第13章 字符串
- String的不变性
- Java不允许程序员重载任何操作符,String中的+和+=是仅有的两个重载过的操作符,当使用+来合并字符串时,JVM会自动优化使用StringBuilder
- StringBuilder/StringBuffer
- 两者都是可以改变的
- StringBuilder是线程不安全的执行效率会较高,而StringBuffer是线程安全的
- 实例化时不传入长度,会默认实例化长度是16字符的数组
- 常用的方法如:inser(),repleace(),substring(),reverse(),append(),tostring(),delete()
- 在覆写toString时容易照成递归
public class InfiniteRecurison { public String toString() { // return " InifiniteRecurison address: " + this;//this会自动调用自己的toString()方法 return " InifiniteRecurison address: " + super.toString(); } @Test public void test(){ List<InfiniteRecurison> v = new ArrayList<InfiniteRecurison>(); for(int i=0;i<10;i++){ v.add(new InfiniteRecurison()); } System.out.println(v); } }
- String 上的操作都是返回一个新的String对象,同时,如果内容没有发生改变,则返回原先对象的引用(以下列一些方法,其他的可以去看源码)

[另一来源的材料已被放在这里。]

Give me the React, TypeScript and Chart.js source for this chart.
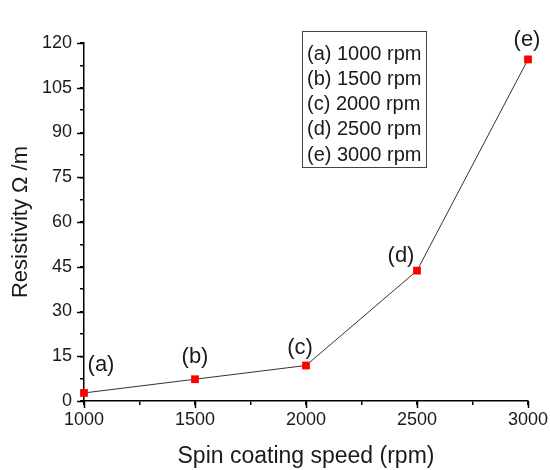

- valueOf():返回一个表示参数内容的String,如果valueOf(true)则返回“true”字符串
- intern():返回字符串对象的规范化表示形式。一个初始为空的字符串池,它由类
String
私有地维护。当调用 intern 方法时,如果池已经包含一个等于此String
对象的字符串(用equals(Object)
方法确定),则返回池中的字符串。否则,将此String
对象添加到池中,并返回此String
对象的引用。
- 格式化输出:Formatter类
- Formatter类输出时默认情况下是右对齐的,可以使用 - 来该表方向
- width:控制一个域的尺寸
- precise:
- 应用于String:表示输出字符的最大数量
- 应用于浮点数:表示小数部分要显示出来的位数(默认是6位)
- 应用于整数:报异常
- 类型转换字符:值得注意的是当想把0用%b转换时是返回的true
- String.format()是一个static方法,它接受有Formatter.format()一样的参数,但是只返回String
- Formatter类输出时默认情况下是右对齐的,可以使用 - 来该表方向
- 正则表达式(仅限Java)
- \\在Java和其他语言中的不同含义
- 其他语言:我想要在正则表达式中插入一个普通的反斜杠,请不要给他任何特殊的含义
- Java中:我要插入一个正则表达式的反斜杠,所以其后的字符具有特殊的含义:如,一位数字\\d,想插入一个普通的反斜杠\\\\,不过如换行和制表符只需要单反斜杠\n\t...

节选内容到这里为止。